WHAT YOU WILL DO:
Take the lines from the top down to and including the one with "0.145, 0.655, 0.12];" and repeat them exactly. Omit images.

━━━━━━

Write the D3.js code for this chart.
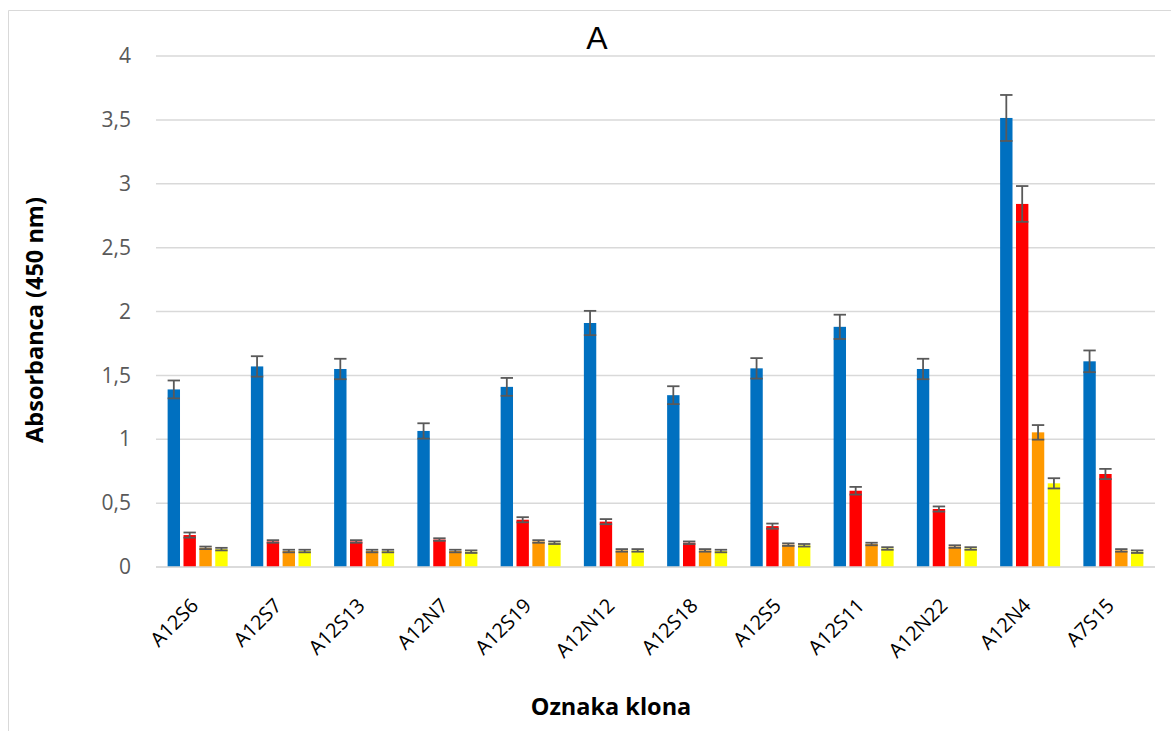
<!DOCTYPE html>
<html>
<head>
<meta charset="utf-8">
<script src="https://cdn.jsdelivr.net/npm/d3@7"></script>
<style>
  html, body { margin: 0; padding: 0; background: #fff; }
  svg { display: block; }
</style>
</head>
<body>
<svg id="chart" width="1171" height="731"></svg>
<script>
// Clone labels along the x axis
const clones = ["A12S6", "A12S7", "A12S13", "A12N7", "A12S19", "A12N12",
                "A12S18", "A12S5", "A12S11", "A12N22", "A12N4", "A7S15"];

// Absorbance at 450 nm for the four measurements of each clone
const seriesBlue   = [1.39, 1.57, 1.55, 1.065, 1.41, 1.91, 1.345, 1.555, 1.88, 1.55, 3.515, 1.61];
const seriesRed    = [0.25, 0.20, 0.20, 0.215, 0.37, 0.355, 0.19, 0.32, 0.597, 0.454, 2.842, 0.728];
const seriesOrange = [0.15, 0.125, 0.125, 0.125, 0.20, 0.13, 0.13, 0.175, 0.18, 0.16, 1.054, 0.13];
const seriesYellow = [0.14, 0.125, 0.125, 0.12, 0.19, 0.13, 0.125, 0.17, 0.145, 0.145, 0.655, 0.12];

// Standard deviations shown as error bars
const errBlue   = [0.07, 0.08, 0.08, 0.06, 0.07, 0.095, 0.07, 0.08, 0.095, 0.08, 0.18, 0.085];
const errRed    = [0.02, 0.01, 0.01, 0.01, 0.02, 0.02, 0.01, 0.02, 0.03, 0.02, 0.14, 0.04];
const errOrange = [0.01, 0.01, 0.01, 0.01, 0.01, 0.01, 0.01, 0.01, 0.01, 0.01, 0.057, 0.01];
const errYellow = [0.01, 0.01, 0.01, 0.01, 0.01, 0.01, 0.01, 0.01, 0.01, 0.01, 0.04, 0.01];

const yTicks = [0, 0.5, 1, 1.5, 2, 2.5, 3, 3.5, 4];
const seriesColors = ["#0070c0", "#ff0000", "#ff9900", "#ffff00"];

const series = [
  { values: seriesBlue,   errors: errBlue,   color: seriesColors[0] },
  { values: seriesRed,    errors: errRed,    color: seriesColors[1] },
  { values: seriesOrange, errors: errOrange, color: seriesColors[2] },
  { values: seriesYellow, errors: errYellow, color: seriesColors[3] }
];

const svg = d3.select("#chart");
const plot = { left: 156, right: 1155, top: 56, bottom: 567 };

// Outer chart frame (top and left edges)
svg.append("path")
  .attr("d", `M8.5,731 V10.5 H1171`)
  .attr("fill", "none")
  .attr("stroke", "#d9d9d9")
  .attr("stroke-width", 1);

const x = d3.scaleBand()
  .domain(clones)
  .range([plot.left, plot.right])
  .paddingInner(0).paddingOuter(0);

const y = d3.scaleLinear()
  .domain([0, 4])
  .range([plot.bottom, plot.top]);

// Inner band for the four bars within a clone group
const groupWidth = 60;
const xs = d3.scaleBand()
  .domain(d3.range(series.length))
  .range([0, groupWidth])
  .paddingInner(0.22);

const tickFont = "'Open Sans', 'DejaVu Sans', sans-serif";

// Horizontal gridlines
svg.append("g")
  .selectAll("line")
  .data(yTicks)
  .join("line")
  .attr("x1", plot.left)
  .attr("x2", plot.right)
  .attr("y1", d => y(d))
  .attr("y2", d => y(d))
  .attr("stroke", "#d9d9d9")
  .attr("stroke-width", 1.5);

// Y axis tick labels
const yAxis = d3.axisLeft(y)
  .tickValues(yTicks)
  .tickSize(0)
  .tickPadding(0)
  .tickFormat(d => String(d).replace(".", ","));

svg.append("g")
  .attr("transform", `translate(131,0)`)
  .call(yAxis)
  .call(g => g.select(".domain").remove())
  .call(g => g.selectAll("text")
    .attr("fill", "#595959")
    .style("font-family", tickFont)
    .style("font-size", "21px"));

// Bars
const groups = svg.append("g")
  .selectAll("g")
  .data(clones)
  .join("g")
  .attr("transform", d => `translate(${x(d) + (x.bandwidth() - groupWidth) / 2},0)`);

series.forEach((s, si) => {
  groups.append("rect")
    .attr("x", xs(si))
    .attr("width", xs.bandwidth())
    .attr("y", (d, i) => y(s.values[i]))
    .attr("height", (d, i) => y(0) - y(s.values[i]))
    .attr("fill", s.color);
});

// Error bars
series.forEach((s, si) => {
  const cx = xs(si) + xs.bandwidth() / 2;
  const half = xs.bandwidth() / 2;
  const eb = groups.append("g")
    .attr("stroke", "#595959")
    .attr("stroke-width", 1.8);
  eb.append("line")
    .attr("x1", cx).attr("x2", cx)
    .attr("y1", (d, i) => y(s.values[i] + s.errors[i]))
    .attr("y2", (d, i) => y(s.values[i] - s.errors[i]));
  eb.append("line")
    .attr("x1", cx - half).attr("x2", cx + half)
    .attr("y1", (d, i) => y(s.values[i] + s.errors[i]))
    .attr("y2", (d, i) => y(s.values[i] + s.errors[i]));
  eb.append("line")
    .attr("x1", cx - half).attr("x2", cx + half)
    .attr("y1", (d, i) => y(s.values[i] - s.errors[i]))
    .attr("y2", (d, i) => y(s.values[i] - s.errors[i]));
});

// X axis baseline
svg.append("line")
  .attr("x1", plot.left).attr("x2", plot.right)
  .attr("y1", y(0)).attr("y2", y(0))
  .attr("stroke", "#d9d9d9")
  .attr("stroke-width", 1.5);

// Rotated clone labels
const xAxis = d3.axisBottom(x).tickSize(0).tickPadding(0);
svg.append("g")
  .attr("transform", `translate(0,${plot.bottom})`)
  .call(xAxis)
  .call(g => g.select(".domain").remove())
  .call(g => g.selectAll("text")
    .attr("fill", "#000")
    .attr("text-anchor", "end")
    .attr("dy", null)
    .attr("y", 0)
    .attr("transform", "translate(2,40) rotate(-45)")
    .style("font-family", tickFont)
    .style("font-size", "20px"));

// Chart title
svg.append("text")
  .attr("x", 597)
  .attr("y", 49)
  .attr("text-anchor", "middle")
  .style("font-family", "'Liberation Sans', Arial, sans-serif")
  .style("font-size", "32px")
  .attr("fill", "#000")
  .text("A");

// Axis titles
svg.append("text")
  .attr("x", 611)
  .attr("y", 715)
  .attr("text-anchor", "middle")
  .style("font-family", tickFont)
  .style("font-weight", "bold")
  .style("font-size", "23.5px")
  .attr("fill", "#000")
  .text("Oznaka klona");

svg.append("text")
  .attr("transform", "translate(43,320) rotate(-90)")
  .attr("text-anchor", "middle")
  .style("font-family", tickFont)
  .style("font-weight", "bold")
  .style("font-size", "23.5px")
  .attr("fill", "#000")
  .text("Absorbanca (450 nm)");
</script>
</body>
</html>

━━━━━━

EXERCISE OUTPUT:
Write the D3.js code for this chart.
<!DOCTYPE html>
<html>
<head>
<meta charset="utf-8">
<script src="https://cdn.jsdelivr.net/npm/d3@7"></script>
<style>
  html, body { margin: 0; padding: 0; background: #fff; }
  svg { display: block; }
</style>
</head>
<body>
<svg id="chart" width="1171" height="731"></svg>
<script>
// Clone labels along the x axis
const clones = ["A12S6", "A12S7", "A12S13", "A12N7", "A12S19", "A12N12",
                "A12S18", "A12S5", "A12S11", "A12N22", "A12N4", "A7S15"];

// Absorbance at 450 nm for the four measurements of each clone
const seriesBlue   = [1.39, 1.57, 1.55, 1.065, 1.41, 1.91, 1.345, 1.555, 1.88, 1.55, 3.515, 1.61];
const seriesRed    = [0.25, 0.20, 0.20, 0.215, 0.37, 0.355, 0.19, 0.32, 0.597, 0.454, 2.842, 0.728];
const seriesOrange = [0.15, 0.125, 0.125, 0.125, 0.20, 0.13, 0.13, 0.175, 0.18, 0.16, 1.054, 0.13];
const seriesYellow = [0.14, 0.125, 0.125, 0.12, 0.19, 0.13, 0.125, 0.17, 0.145, 0.145, 0.655, 0.12];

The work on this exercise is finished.